The course is all sorts of strange colours – it can only be US Open weekJune 14, 2018 Golf News
When a golf course looks like this it can only be US Open week. On a once-a-year basis it's utterly compelling but, asks Dan Murphy, is it really necessary?
The venues may change – from coastal Washington (Chambers Bay) to downtown Pennsylvania (Oakmont) but you can just tell it’s the highlight of the USGA’s year. Welcome to US Open week. They always like to torture the greens at America’s finest courses until they acquire a mottled, crunchy finish. All the better to torment the players with, my dear.
Like a severe – some would say fashionable – haircut, the shaved fairways abruptly give way to something that should never be described as though often is as semi-rough and, a yard or so later, the silly stuff.
Subtle it ain’t but US Open week does make for compelling viewing.
Of course, if you continually take somewhere like Shinnecock Hills, which is broadly able to look after itself anyway, right up to the edge then you are inevitably going to overdo it on occasions.
While we all enjoy seeing the best players in the world tested to the absolute limits of their ability, I’m not sure the punishment always fits the crime. If indeed a minor misdemeanour like hitting it six feet right, left, short or long of a certain flag can be categorised as a crime.
That was the concern at Shinnecock Hills yesterday. It was a day when several high-profile players returned scores they last posted as juniors in the monthly medal. There were morning 80s for Rory McIlroy and Keegan Bradley. There were 79s for Charl Schwartzel and Jason Day. And a 78 for Jordan Spieth . In the afternoon, the likes of Tiger Woods, Graeme McDowell, Martin Kaymer suffered similar fates. And that was just the past major champions.
I have a theory, that I am increasingly convincing myself with, if no-one else, that Mike Davis is obsessed with links golf. No matter where the US Open is played, he seems to want to turn it into some kind of bone-hard, bouncy playground. That’s admirable, in some respects, and we Brits should be flattered. But this style of golf only really works on flat pieces of land.

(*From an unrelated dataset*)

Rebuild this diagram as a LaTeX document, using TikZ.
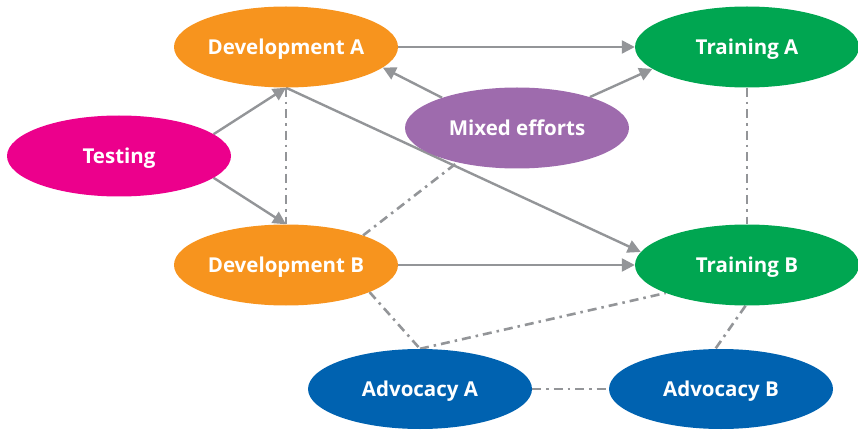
\documentclass[tikz,border=0pt]{standalone}
\usepackage{fontspec}
\setmainfont{Open Sans}
\usetikzlibrary{shapes.geometric,arrows.meta,backgrounds}
\definecolor{cOrange}{HTML}{F7941E}
\definecolor{cGreen}{HTML}{00A651}
\definecolor{cMagenta}{HTML}{EC008C}
\definecolor{cPurple}{HTML}{9E6BAD}
\definecolor{cBlue}{HTML}{0062B0}
\definecolor{cGray}{HTML}{939598}
\begin{document}
\begin{tikzpicture}[x=1pt,y=-1pt,
  blob/.style={ellipse, minimum width=224pt, minimum height=81pt, inner sep=0pt,
    text=white, text height=14.5pt, text depth=0pt, font=\bfseries\fontsize{20.5}{24}\selectfont},
  arr/.style={draw=cGray, line width=2.4pt, -{Triangle[length=13pt,width=13pt]}},
  dd/.style={draw=cGray, line width=2.6pt, dash pattern=on 9pt off 5pt on 2.5pt off 5pt}]
\useasboundingbox (0,0) rectangle (858,430);
\node[blob, fill=cOrange] (devA) at (286,47) {Development A};
\node[blob, fill=cGreen] (trA) at (747,47) {Training A};
\node[blob, fill=cPurple] (mixed) at (517,128) {Mixed efforts};
\node[blob, fill=cMagenta] (testing) at (119,156) {Testing};
\node[blob, fill=cOrange] (devB) at (286,265) {Development B};
\node[blob, fill=cGreen] (trB) at (747,265) {Training B};
\node[blob, fill=cBlue, minimum height=80pt] (advA) at (420,389) {Advocacy A};
\node[blob, fill=cBlue, minimum height=80pt] (advB) at (721,389) {Advocacy B};
\begin{scope}[on background layer]
\draw[arr] (devA.east) -- (trA.west);
\draw[arr] (devB.east) -- (trB.west);
\draw[arr] (testing.13) -- (devA.south);
\draw[arr] (testing.-13) -- (devB.north);
\draw[arr] (mixed.158) -- (devA.-12);
\draw[arr] (mixed.23) -- (trA.-167);
\draw[arr] (devA.south) -- (trB.173);
\draw[dd] (devA.south) -- (devB.north);
\draw[dd] (devB.21) -- (mixed.-150);
\draw[dd] (trA.south) -- (trB.north);
\draw[dd] (devB.-18) -- (advA.north);
\draw[dd] (advA.north) -- (trB.-161);
\draw[dd] (trB.268) -- (advB.98);
\draw[dd] (advA.east) -- (advB.west);
\end{scope}
\end{tikzpicture}
\end{document}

It’s fine – desirable even– for fairways and greens on such courses to be uneven. What you are not looking for are 50-yard run-offs and tee shots that are a bit like pushing the first in a long line of dominoes then standing back to see where it will eventually finish. Add in unusually strong winds and this is the result.
On the 10th, Justin Thomas used a mid-iron to send his ball bouncing down the hill and left himself a downwind wedge shot from a hanging lie to a green that was above him, with a back flag hanging off the rear of the green. There were too many factors to compute. The world No 2 laid a sod over his ball and eventually holed an unpleasant five-footer for a one-putt double bogey. Welcome to our world, Justin. That was all fair enough.
Less so was watching players four-putt from 20 feet thanks to extreme slopes and questionable pin positions. Or drives wandering happily down fairways only to bumble into something disgustingly lush with their last roll.
The point is, with a course as good as William Flynn’s Shinnecock Hills – and the same is true for most US Open venues – there is no real need to turn the difficulty up to 11 in a bid to identify the most deserving winner. Just present these masterpieces in the best possible conditions and let the golf speak for itself in US Open week.